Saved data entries

+-------+

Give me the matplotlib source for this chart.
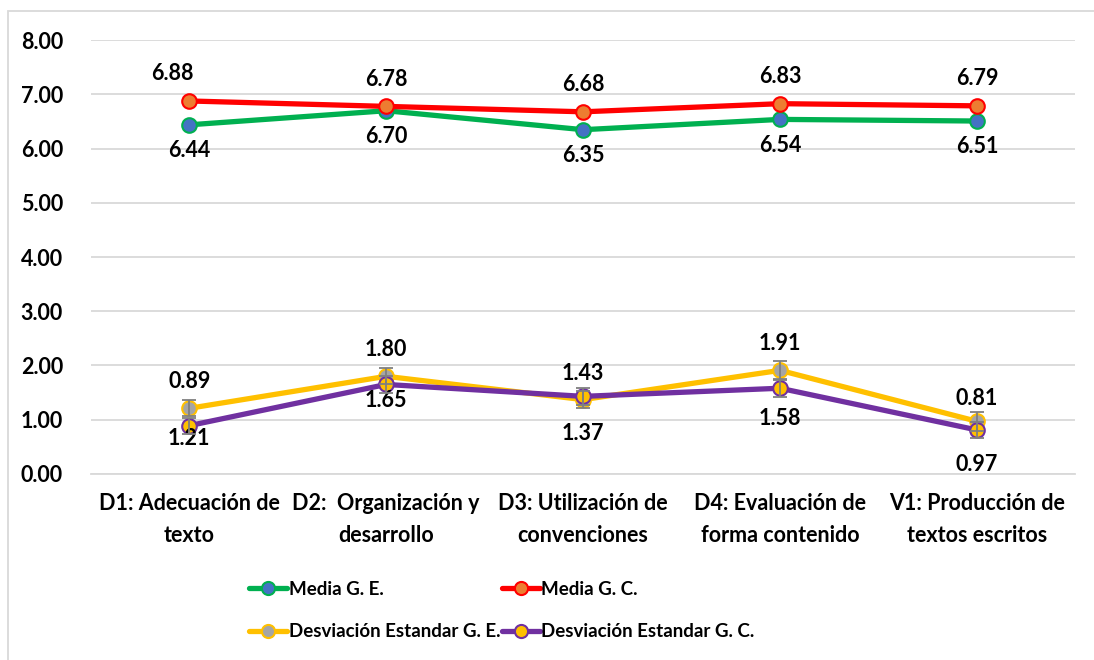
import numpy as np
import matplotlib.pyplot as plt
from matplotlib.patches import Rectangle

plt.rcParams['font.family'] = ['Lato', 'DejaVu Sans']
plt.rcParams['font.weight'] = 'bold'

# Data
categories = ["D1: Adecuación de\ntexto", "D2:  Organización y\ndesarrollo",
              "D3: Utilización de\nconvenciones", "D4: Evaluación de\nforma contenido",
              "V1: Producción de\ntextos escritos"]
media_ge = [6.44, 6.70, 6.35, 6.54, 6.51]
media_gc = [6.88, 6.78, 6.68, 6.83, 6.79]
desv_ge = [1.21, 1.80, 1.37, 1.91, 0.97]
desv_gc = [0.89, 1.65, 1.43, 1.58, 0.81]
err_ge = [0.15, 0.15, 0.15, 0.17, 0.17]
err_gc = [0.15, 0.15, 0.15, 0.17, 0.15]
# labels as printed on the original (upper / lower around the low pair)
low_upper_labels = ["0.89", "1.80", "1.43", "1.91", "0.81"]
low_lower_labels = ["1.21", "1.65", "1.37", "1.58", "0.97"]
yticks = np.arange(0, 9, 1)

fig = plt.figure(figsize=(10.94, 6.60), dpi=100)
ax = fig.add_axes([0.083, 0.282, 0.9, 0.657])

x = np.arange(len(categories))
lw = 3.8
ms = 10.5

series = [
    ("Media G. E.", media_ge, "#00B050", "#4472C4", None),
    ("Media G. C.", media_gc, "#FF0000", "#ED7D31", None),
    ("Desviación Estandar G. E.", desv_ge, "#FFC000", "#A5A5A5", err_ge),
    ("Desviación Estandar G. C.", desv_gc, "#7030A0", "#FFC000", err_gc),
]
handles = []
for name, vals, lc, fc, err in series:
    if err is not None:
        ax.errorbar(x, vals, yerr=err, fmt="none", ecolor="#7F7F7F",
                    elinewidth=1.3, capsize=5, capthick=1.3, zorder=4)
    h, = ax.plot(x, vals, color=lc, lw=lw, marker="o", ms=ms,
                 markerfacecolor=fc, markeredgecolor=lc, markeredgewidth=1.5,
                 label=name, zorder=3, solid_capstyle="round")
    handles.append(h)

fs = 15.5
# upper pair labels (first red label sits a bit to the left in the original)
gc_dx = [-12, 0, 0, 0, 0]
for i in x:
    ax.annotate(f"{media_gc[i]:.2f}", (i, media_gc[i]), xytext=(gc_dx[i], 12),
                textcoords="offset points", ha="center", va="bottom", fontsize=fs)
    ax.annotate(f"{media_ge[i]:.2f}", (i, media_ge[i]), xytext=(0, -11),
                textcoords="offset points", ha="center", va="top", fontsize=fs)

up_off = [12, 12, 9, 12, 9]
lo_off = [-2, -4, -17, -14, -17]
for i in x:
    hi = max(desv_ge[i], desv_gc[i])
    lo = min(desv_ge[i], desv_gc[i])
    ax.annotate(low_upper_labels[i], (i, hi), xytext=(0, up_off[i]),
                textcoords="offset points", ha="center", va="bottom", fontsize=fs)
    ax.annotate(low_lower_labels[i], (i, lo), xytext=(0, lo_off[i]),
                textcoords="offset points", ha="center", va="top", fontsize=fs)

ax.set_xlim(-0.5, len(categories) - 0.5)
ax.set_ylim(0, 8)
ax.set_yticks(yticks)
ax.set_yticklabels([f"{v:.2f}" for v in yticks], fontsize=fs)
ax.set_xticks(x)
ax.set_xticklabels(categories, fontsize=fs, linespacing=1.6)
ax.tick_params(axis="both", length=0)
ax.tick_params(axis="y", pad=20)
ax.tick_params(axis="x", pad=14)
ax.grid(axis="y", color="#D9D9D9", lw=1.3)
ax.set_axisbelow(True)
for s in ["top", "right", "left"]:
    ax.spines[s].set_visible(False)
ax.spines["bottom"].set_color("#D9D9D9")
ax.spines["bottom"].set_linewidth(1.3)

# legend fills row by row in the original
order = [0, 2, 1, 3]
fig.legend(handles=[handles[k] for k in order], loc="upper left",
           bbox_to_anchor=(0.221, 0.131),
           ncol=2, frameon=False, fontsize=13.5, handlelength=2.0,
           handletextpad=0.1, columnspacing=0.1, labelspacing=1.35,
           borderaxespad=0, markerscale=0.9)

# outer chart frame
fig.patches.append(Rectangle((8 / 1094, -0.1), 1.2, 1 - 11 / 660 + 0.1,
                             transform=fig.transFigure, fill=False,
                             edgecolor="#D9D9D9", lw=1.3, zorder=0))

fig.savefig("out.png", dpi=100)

+-------+

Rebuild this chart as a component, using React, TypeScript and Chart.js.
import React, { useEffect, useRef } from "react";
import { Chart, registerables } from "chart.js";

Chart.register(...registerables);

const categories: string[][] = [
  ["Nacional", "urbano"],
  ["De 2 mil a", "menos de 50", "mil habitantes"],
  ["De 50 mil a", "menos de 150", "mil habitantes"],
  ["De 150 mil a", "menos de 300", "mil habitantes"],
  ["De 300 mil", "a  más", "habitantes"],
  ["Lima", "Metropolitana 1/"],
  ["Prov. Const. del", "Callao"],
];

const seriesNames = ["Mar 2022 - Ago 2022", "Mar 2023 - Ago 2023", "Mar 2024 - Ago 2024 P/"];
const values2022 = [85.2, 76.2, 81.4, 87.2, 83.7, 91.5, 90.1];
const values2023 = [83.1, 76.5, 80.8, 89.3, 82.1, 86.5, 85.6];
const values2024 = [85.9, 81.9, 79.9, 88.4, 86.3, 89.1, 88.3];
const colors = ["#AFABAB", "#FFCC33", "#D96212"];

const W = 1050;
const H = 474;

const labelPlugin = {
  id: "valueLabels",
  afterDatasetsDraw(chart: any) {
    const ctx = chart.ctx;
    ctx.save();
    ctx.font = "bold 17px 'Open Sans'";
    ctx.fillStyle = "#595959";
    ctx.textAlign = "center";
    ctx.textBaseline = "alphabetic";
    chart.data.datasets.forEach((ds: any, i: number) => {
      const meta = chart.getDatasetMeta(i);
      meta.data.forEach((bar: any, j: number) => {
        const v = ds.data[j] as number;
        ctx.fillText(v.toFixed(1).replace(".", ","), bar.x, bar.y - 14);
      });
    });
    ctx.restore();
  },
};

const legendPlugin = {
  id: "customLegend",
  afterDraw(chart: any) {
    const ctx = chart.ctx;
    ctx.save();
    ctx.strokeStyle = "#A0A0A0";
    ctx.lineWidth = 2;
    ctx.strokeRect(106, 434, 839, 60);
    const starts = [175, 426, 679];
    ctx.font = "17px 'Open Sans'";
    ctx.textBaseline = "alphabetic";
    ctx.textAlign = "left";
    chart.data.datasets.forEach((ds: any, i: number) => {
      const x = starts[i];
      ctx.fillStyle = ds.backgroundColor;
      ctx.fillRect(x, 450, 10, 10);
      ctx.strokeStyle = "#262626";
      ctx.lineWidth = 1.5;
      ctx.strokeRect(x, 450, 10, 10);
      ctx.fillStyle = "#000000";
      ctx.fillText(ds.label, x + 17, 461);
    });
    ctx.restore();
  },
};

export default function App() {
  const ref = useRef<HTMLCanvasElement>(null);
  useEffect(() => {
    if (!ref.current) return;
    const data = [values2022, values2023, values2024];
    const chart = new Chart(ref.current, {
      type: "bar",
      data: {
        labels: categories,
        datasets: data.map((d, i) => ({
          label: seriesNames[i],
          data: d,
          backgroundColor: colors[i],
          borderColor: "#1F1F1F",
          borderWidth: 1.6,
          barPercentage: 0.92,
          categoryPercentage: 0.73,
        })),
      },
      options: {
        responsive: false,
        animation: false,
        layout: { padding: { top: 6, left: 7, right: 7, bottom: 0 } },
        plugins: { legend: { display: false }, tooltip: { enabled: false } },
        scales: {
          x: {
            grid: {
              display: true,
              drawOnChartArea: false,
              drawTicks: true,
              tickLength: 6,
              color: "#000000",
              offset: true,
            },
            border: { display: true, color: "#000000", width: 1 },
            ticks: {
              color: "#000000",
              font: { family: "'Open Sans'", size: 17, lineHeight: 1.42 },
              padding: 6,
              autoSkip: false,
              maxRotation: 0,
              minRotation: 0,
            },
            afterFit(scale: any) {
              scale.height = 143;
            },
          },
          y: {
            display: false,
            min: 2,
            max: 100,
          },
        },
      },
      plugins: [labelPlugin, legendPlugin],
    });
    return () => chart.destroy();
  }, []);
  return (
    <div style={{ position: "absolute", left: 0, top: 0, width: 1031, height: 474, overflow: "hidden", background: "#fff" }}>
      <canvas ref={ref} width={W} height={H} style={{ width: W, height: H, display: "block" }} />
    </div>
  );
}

+-------+

§ **YOUR INSTRUCTIONS**:
Transcribe the records above exactly, beginning at the line that contains "Rebuild this chart" and ending with the line that contains "Chart.register(...registerables);", both included, and nothing else.

§ **EXPECTED ANSWER**:
Rebuild this chart as a component, using React, TypeScript and Chart.js.
import React, { useEffect, useRef } from "react";
import { Chart, registerables } from "chart.js";

Chart.register(...registerables);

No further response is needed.